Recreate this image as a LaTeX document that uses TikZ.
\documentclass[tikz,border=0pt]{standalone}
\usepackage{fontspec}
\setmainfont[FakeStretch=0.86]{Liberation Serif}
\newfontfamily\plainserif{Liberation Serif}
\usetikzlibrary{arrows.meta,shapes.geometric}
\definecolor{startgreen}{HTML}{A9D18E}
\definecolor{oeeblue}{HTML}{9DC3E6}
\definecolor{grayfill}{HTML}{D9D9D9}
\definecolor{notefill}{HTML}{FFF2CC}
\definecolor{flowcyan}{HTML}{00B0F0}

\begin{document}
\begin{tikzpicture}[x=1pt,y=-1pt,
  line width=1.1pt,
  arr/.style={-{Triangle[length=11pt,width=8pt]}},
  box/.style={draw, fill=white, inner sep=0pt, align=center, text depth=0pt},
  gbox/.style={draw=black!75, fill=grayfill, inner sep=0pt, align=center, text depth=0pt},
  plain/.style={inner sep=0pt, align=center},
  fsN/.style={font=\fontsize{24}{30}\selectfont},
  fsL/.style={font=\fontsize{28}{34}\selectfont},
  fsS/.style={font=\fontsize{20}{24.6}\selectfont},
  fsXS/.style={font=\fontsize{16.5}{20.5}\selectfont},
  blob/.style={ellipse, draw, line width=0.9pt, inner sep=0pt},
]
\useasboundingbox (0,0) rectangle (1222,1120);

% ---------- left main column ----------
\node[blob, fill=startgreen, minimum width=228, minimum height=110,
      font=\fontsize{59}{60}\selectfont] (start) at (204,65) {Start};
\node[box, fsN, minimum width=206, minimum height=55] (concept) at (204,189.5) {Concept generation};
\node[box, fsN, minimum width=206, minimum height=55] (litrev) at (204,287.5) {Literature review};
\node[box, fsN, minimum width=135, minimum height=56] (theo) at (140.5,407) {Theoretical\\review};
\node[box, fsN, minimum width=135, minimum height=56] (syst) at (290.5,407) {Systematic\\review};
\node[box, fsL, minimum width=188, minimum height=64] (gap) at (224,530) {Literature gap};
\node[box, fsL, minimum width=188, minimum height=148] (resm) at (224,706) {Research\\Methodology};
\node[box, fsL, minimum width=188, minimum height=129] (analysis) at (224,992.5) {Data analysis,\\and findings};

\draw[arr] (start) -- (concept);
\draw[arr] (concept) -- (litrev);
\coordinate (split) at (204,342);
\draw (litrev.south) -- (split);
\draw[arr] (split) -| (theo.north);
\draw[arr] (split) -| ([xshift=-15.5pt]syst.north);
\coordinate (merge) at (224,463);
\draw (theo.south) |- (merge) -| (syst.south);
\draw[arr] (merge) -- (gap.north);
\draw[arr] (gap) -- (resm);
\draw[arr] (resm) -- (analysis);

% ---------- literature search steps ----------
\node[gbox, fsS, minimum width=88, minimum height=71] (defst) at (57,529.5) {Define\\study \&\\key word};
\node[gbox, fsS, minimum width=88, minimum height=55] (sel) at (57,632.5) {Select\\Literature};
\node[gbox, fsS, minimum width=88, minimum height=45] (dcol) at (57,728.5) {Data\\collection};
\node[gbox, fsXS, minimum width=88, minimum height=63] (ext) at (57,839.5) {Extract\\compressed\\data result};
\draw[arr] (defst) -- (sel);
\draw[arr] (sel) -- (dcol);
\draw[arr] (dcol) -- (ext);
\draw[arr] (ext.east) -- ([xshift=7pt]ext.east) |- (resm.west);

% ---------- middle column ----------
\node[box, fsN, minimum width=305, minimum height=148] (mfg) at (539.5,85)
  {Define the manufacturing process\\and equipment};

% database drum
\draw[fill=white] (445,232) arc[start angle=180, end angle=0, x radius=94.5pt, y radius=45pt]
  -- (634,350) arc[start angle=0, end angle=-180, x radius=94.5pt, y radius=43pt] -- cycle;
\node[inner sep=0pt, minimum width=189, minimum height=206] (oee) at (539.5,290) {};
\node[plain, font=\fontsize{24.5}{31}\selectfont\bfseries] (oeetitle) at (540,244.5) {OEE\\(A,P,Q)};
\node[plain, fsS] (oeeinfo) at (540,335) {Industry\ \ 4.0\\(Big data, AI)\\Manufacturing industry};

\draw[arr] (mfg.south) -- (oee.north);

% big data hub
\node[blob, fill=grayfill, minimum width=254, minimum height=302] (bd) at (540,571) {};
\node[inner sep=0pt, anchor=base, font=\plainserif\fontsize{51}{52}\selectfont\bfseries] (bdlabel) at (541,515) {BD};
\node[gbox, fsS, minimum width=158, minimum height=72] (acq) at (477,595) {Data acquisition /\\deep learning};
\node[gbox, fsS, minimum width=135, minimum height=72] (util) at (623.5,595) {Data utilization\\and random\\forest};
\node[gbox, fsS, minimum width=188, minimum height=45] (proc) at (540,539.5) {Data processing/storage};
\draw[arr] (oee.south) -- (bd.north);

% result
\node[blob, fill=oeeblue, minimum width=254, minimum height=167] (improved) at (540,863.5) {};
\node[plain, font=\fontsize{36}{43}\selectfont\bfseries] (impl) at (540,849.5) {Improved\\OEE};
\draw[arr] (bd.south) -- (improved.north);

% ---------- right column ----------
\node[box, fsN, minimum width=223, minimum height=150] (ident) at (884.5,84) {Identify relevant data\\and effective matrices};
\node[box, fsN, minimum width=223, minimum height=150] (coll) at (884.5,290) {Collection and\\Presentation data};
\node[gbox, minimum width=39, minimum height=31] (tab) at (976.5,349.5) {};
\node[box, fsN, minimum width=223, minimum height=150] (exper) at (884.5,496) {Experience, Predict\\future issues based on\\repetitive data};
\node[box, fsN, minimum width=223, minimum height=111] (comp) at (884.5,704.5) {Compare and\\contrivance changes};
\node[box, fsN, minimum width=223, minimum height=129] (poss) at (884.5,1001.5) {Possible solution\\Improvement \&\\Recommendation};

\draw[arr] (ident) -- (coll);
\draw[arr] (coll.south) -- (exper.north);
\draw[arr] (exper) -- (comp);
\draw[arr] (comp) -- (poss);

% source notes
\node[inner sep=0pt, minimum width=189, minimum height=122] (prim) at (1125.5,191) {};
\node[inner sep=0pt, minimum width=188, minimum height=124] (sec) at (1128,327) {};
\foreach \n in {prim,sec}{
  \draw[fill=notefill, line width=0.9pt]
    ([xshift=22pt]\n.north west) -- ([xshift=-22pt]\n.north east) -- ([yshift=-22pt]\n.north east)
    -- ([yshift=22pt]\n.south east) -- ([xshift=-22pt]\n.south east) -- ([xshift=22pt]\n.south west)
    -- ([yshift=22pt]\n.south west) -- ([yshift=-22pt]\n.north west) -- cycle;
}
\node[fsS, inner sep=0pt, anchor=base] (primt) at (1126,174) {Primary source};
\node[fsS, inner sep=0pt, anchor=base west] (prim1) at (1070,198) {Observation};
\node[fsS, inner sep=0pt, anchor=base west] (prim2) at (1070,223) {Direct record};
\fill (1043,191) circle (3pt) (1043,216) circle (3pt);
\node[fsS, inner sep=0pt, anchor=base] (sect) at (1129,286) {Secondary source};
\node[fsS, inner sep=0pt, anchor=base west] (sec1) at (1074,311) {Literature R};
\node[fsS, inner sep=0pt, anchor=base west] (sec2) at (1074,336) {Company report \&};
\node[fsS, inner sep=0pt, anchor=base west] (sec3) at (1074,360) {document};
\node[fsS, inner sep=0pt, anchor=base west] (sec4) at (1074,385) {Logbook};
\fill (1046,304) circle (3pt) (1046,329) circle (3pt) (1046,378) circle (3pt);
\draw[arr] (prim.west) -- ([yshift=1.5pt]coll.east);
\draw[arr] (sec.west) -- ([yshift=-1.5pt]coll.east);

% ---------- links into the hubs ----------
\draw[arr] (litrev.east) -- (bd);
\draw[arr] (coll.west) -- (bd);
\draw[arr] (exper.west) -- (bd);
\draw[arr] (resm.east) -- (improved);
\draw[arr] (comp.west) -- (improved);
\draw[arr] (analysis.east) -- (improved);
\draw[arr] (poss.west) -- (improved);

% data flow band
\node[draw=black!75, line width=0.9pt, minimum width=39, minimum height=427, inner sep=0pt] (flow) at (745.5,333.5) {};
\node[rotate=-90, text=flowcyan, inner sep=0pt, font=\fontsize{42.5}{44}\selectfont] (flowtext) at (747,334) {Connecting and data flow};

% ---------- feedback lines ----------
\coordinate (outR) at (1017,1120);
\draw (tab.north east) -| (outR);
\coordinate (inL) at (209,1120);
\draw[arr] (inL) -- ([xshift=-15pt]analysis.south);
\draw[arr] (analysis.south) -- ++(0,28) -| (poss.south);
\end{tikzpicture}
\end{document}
* * *
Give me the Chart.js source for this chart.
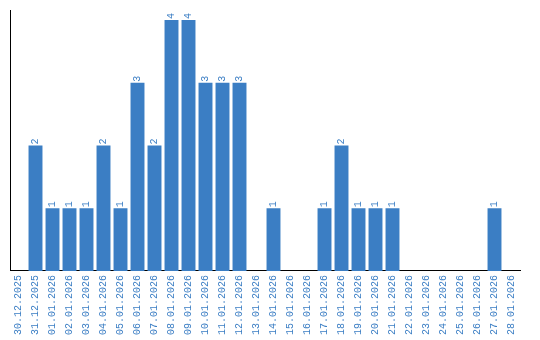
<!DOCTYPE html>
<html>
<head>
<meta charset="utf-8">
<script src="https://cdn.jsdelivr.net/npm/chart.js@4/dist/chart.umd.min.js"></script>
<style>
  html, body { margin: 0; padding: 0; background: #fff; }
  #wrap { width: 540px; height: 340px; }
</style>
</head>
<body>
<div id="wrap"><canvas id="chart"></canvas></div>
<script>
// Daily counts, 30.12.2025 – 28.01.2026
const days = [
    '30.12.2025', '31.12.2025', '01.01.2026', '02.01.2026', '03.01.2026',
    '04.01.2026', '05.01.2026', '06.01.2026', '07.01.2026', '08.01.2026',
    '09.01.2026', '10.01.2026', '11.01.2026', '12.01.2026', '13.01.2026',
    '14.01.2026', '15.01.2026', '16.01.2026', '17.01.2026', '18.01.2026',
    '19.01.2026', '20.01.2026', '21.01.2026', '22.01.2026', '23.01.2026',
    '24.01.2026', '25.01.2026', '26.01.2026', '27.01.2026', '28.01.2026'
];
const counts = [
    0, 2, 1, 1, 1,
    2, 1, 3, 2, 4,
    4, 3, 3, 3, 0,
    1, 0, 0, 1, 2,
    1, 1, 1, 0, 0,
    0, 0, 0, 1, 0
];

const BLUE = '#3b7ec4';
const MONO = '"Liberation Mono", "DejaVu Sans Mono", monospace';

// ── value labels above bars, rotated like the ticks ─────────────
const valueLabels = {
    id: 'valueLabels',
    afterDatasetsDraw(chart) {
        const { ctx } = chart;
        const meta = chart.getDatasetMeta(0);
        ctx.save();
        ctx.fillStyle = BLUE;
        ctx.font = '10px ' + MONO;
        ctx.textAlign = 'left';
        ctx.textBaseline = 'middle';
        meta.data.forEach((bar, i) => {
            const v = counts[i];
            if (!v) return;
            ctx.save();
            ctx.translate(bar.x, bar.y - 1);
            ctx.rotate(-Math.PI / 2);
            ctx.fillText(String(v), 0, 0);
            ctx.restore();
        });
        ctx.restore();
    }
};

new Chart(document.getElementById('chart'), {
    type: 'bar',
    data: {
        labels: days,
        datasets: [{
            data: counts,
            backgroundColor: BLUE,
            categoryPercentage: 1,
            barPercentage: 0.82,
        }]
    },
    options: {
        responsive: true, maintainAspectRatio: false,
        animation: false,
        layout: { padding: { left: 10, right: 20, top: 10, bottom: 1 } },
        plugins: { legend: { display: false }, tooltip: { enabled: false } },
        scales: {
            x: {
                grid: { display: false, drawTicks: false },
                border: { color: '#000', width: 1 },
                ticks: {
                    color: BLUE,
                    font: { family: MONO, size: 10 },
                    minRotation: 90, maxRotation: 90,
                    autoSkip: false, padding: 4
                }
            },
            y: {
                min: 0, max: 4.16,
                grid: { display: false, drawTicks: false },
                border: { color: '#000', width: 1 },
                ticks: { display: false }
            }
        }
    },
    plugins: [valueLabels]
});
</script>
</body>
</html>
* * *
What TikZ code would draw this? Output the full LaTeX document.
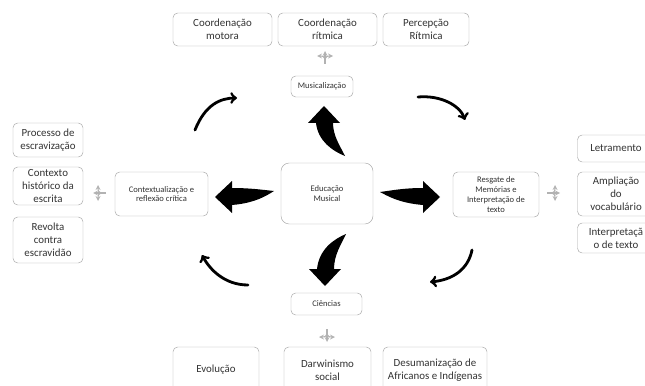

§ **PROBLEM TO WORK ON**
Pull out every line containing "source".

§ **FULL SOLUTION**
% source notes
\node[fsS, inner sep=0pt, anchor=base] (primt) at (1126,174) {Primary source};
\node[fsS, inner sep=0pt, anchor=base] (sect) at (1129,286) {Secondary source};
Give me the Chart.js source for this chart.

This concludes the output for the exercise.